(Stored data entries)
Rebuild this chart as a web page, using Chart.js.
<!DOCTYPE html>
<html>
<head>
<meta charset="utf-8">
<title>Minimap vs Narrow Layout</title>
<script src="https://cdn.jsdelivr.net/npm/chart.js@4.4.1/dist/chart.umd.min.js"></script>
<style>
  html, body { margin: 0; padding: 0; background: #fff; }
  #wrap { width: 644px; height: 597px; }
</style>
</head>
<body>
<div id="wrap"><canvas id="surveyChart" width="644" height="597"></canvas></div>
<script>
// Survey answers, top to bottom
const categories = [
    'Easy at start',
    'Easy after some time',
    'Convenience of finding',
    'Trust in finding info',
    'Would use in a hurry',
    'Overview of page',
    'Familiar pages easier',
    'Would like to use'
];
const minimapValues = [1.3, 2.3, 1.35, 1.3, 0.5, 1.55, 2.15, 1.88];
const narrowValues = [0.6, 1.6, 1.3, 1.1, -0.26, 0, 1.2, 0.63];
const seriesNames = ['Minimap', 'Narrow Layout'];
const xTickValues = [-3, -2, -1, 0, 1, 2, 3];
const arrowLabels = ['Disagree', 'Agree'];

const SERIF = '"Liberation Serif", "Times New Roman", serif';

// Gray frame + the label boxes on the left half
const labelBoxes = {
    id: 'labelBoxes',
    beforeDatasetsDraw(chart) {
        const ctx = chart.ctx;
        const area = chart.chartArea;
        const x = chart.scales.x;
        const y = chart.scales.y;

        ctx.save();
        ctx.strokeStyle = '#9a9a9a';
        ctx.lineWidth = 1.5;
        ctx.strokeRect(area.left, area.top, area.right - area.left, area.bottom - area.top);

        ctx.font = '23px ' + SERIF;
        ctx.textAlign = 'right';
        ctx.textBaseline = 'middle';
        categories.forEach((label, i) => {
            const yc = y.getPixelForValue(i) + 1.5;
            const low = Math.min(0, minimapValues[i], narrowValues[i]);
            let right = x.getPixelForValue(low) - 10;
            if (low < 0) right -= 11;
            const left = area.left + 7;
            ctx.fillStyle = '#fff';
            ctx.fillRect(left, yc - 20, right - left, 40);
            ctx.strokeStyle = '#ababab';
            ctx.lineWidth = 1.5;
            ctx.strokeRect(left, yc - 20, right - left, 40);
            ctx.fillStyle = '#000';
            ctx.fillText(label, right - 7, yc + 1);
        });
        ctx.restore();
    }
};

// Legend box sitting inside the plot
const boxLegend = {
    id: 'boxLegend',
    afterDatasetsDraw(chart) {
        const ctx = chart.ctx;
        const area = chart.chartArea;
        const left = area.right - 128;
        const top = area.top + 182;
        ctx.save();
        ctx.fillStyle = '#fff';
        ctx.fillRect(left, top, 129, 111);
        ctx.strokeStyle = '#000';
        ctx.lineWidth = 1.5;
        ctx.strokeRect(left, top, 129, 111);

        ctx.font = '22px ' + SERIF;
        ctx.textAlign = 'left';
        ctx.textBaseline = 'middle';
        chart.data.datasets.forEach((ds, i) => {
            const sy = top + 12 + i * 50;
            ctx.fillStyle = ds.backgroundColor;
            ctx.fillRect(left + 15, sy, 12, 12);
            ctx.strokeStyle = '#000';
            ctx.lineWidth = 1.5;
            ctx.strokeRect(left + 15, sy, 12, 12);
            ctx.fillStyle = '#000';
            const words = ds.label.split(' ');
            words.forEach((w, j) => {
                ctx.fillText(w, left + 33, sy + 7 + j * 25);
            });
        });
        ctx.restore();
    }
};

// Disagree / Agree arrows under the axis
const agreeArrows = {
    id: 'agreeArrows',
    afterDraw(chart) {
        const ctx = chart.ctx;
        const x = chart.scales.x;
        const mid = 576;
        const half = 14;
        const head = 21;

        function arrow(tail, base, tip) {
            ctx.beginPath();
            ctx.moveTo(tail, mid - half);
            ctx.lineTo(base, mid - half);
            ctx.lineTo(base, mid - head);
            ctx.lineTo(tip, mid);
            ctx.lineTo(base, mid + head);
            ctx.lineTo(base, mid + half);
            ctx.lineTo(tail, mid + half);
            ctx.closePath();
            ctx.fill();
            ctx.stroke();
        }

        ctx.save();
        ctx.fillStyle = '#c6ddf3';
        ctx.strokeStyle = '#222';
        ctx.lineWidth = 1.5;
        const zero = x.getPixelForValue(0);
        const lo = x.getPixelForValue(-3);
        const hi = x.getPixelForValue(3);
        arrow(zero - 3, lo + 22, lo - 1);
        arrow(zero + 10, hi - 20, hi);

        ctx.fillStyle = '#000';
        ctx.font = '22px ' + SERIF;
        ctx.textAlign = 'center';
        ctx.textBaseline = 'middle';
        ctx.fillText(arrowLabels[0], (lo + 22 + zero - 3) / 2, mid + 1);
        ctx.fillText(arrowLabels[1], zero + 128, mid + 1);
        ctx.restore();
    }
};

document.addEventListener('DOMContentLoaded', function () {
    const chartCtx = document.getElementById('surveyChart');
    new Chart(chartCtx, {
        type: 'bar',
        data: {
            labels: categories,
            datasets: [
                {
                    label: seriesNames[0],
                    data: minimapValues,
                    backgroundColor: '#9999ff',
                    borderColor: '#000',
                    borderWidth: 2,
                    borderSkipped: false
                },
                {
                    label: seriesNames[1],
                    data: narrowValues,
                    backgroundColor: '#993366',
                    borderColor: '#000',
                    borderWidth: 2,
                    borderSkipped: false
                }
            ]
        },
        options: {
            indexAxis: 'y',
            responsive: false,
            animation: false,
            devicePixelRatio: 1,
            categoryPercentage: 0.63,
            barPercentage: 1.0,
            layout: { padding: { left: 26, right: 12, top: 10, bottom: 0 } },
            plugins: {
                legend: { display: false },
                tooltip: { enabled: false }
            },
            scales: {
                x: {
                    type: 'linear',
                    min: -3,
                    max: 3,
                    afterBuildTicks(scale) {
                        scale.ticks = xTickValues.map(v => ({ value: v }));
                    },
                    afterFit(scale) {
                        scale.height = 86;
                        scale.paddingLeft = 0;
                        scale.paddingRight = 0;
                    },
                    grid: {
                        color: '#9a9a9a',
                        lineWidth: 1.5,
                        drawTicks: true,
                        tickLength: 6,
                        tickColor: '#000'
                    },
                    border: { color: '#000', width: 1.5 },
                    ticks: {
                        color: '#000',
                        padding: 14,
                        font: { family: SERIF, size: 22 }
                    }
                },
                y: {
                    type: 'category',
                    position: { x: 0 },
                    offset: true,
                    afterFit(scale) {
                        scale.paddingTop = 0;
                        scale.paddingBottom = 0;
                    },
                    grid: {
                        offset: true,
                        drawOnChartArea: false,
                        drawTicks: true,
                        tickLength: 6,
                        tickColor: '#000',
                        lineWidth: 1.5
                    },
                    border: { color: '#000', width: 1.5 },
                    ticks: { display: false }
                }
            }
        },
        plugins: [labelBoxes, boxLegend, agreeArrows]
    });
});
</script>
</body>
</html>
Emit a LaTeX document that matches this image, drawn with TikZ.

Job: Send back all of the entries exactly, with nothing missing.

The completed task:
Rebuild this chart as a web page, using Chart.js.
<!DOCTYPE html>
<html>
<head>
<meta charset="utf-8">
<title>Minimap vs Narrow Layout</title>
<script src="https://cdn.jsdelivr.net/npm/chart.js@4.4.1/dist/chart.umd.min.js"></script>
<style>
  html, body { margin: 0; padding: 0; background: #fff; }
  #wrap { width: 644px; height: 597px; }
</style>
</head>
<body>
<div id="wrap"><canvas id="surveyChart" width="644" height="597"></canvas></div>
<script>
// Survey answers, top to bottom
const categories = [
    'Easy at start',
    'Easy after some time',
    'Convenience of finding',
    'Trust in finding info',
    'Would use in a hurry',
    'Overview of page',
    'Familiar pages easier',
    'Would like to use'
];
const minimapValues = [1.3, 2.3, 1.35, 1.3, 0.5, 1.55, 2.15, 1.88];
const narrowValues = [0.6, 1.6, 1.3, 1.1, -0.26, 0, 1.2, 0.63];
const seriesNames = ['Minimap', 'Narrow Layout'];
const xTickValues = [-3, -2, -1, 0, 1, 2, 3];
const arrowLabels = ['Disagree', 'Agree'];

const SERIF = '"Liberation Serif", "Times New Roman", serif';

// Gray frame + the label boxes on the left half
const labelBoxes = {
    id: 'labelBoxes',
    beforeDatasetsDraw(chart) {
        const ctx = chart.ctx;
        const area = chart.chartArea;
        const x = chart.scales.x;
        const y = chart.scales.y;

        ctx.save();
        ctx.strokeStyle = '#9a9a9a';
        ctx.lineWidth = 1.5;
        ctx.strokeRect(area.left, area.top, area.right - area.left, area.bottom - area.top);

        ctx.font = '23px ' + SERIF;
        ctx.textAlign = 'right';
        ctx.textBaseline = 'middle';
        categories.forEach((label, i) => {
            const yc = y.getPixelForValue(i) + 1.5;
            const low = Math.min(0, minimapValues[i], narrowValues[i]);
            let right = x.getPixelForValue(low) - 10;
            if (low < 0) right -= 11;
            const left = area.left + 7;
            ctx.fillStyle = '#fff';
            ctx.fillRect(left, yc - 20, right - left, 40);
            ctx.strokeStyle = '#ababab';
            ctx.lineWidth = 1.5;
            ctx.strokeRect(left, yc - 20, right - left, 40);
            ctx.fillStyle = '#000';
            ctx.fillText(label, right - 7, yc + 1);
        });
        ctx.restore();
    }
};

// Legend box sitting inside the plot
const boxLegend = {
    id: 'boxLegend',
    afterDatasetsDraw(chart) {
        const ctx = chart.ctx;
        const area = chart.chartArea;
        const left = area.right - 128;
        const top = area.top + 182;
        ctx.save();
        ctx.fillStyle = '#fff';
        ctx.fillRect(left, top, 129, 111);
        ctx.strokeStyle = '#000';
        ctx.lineWidth = 1.5;
        ctx.strokeRect(left, top, 129, 111);

        ctx.font = '22px ' + SERIF;
        ctx.textAlign = 'left';
        ctx.textBaseline = 'middle';
        chart.data.datasets.forEach((ds, i) => {
            const sy = top + 12 + i * 50;
            ctx.fillStyle = ds.backgroundColor;
            ctx.fillRect(left + 15, sy, 12, 12);
            ctx.strokeStyle = '#000';
            ctx.lineWidth = 1.5;
            ctx.strokeRect(left + 15, sy, 12, 12);
            ctx.fillStyle = '#000';
            const words = ds.label.split(' ');
            words.forEach((w, j) => {
                ctx.fillText(w, left + 33, sy + 7 + j * 25);
            });
        });
        ctx.restore();
    }
};

// Disagree / Agree arrows under the axis
const agreeArrows = {
    id: 'agreeArrows',
    afterDraw(chart) {
        const ctx = chart.ctx;
        const x = chart.scales.x;
        const mid = 576;
        const half = 14;
        const head = 21;

        function arrow(tail, base, tip) {
            ctx.beginPath();
            ctx.moveTo(tail, mid - half);
            ctx.lineTo(base, mid - half);
            ctx.lineTo(base, mid - head);
            ctx.lineTo(tip, mid);
            ctx.lineTo(base, mid + head);
            ctx.lineTo(base, mid + half);
            ctx.lineTo(tail, mid + half);
            ctx.closePath();
            ctx.fill();
            ctx.stroke();
        }

        ctx.save();
        ctx.fillStyle = '#c6ddf3';
        ctx.strokeStyle = '#222';
        ctx.lineWidth = 1.5;
        const zero = x.getPixelForValue(0);
        const lo = x.getPixelForValue(-3);
        const hi = x.getPixelForValue(3);
        arrow(zero - 3, lo + 22, lo - 1);
        arrow(zero + 10, hi - 20, hi);

        ctx.fillStyle = '#000';
        ctx.font = '22px ' + SERIF;
        ctx.textAlign = 'center';
        ctx.textBaseline = 'middle';
        ctx.fillText(arrowLabels[0], (lo + 22 + zero - 3) / 2, mid + 1);
        ctx.fillText(arrowLabels[1], zero + 128, mid + 1);
        ctx.restore();
    }
};

document.addEventListener('DOMContentLoaded', function () {
    const chartCtx = document.getElementById('surveyChart');
    new Chart(chartCtx, {
        type: 'bar',
        data: {
            labels: categories,
            datasets: [
                {
                    label: seriesNames[0],
                    data: minimapValues,
                    backgroundColor: '#9999ff',
                    borderColor: '#000',
                    borderWidth: 2,
                    borderSkipped: false
                },
                {
                    label: seriesNames[1],
                    data: narrowValues,
                    backgroundColor: '#993366',
                    borderColor: '#000',
                    borderWidth: 2,
                    borderSkipped: false
                }
            ]
        },
        options: {
            indexAxis: 'y',
            responsive: false,
            animation: false,
            devicePixelRatio: 1,
            categoryPercentage: 0.63,
            barPercentage: 1.0,
            layout: { padding: { left: 26, right: 12, top: 10, bottom: 0 } },
            plugins: {
                legend: { display: false },
                tooltip: { enabled: false }
            },
            scales: {
                x: {
                    type: 'linear',
                    min: -3,
                    max: 3,
                    afterBuildTicks(scale) {
                        scale.ticks = xTickValues.map(v => ({ value: v }));
                    },
                    afterFit(scale) {
                        scale.height = 86;
                        scale.paddingLeft = 0;
                        scale.paddingRight = 0;
                    },
                    grid: {
                        color: '#9a9a9a',
                        lineWidth: 1.5,
                        drawTicks: true,
                        tickLength: 6,
                        tickColor: '#000'
                    },
                    border: { color: '#000', width: 1.5 },
                    ticks: {
                        color: '#000',
                        padding: 14,
                        font: { family: SERIF, size: 22 }
                    }
                },
                y: {
                    type: 'category',
                    position: { x: 0 },
                    offset: true,
                    afterFit(scale) {
                        scale.paddingTop = 0;
                        scale.paddingBottom = 0;
                    },
                    grid: {
                        offset: true,
                        drawOnChartArea: false,
                        drawTicks: true,
                        tickLength: 6,
                        tickColor: '#000',
                        lineWidth: 1.5
                    },
                    border: { color: '#000', width: 1.5 },
                    ticks: { display: false }
                }
            }
        },
        plugins: [labelBoxes, boxLegend, agreeArrows]
    });
});
</script>
</body>
</html>
Emit a LaTeX document that matches this image, drawn with TikZ.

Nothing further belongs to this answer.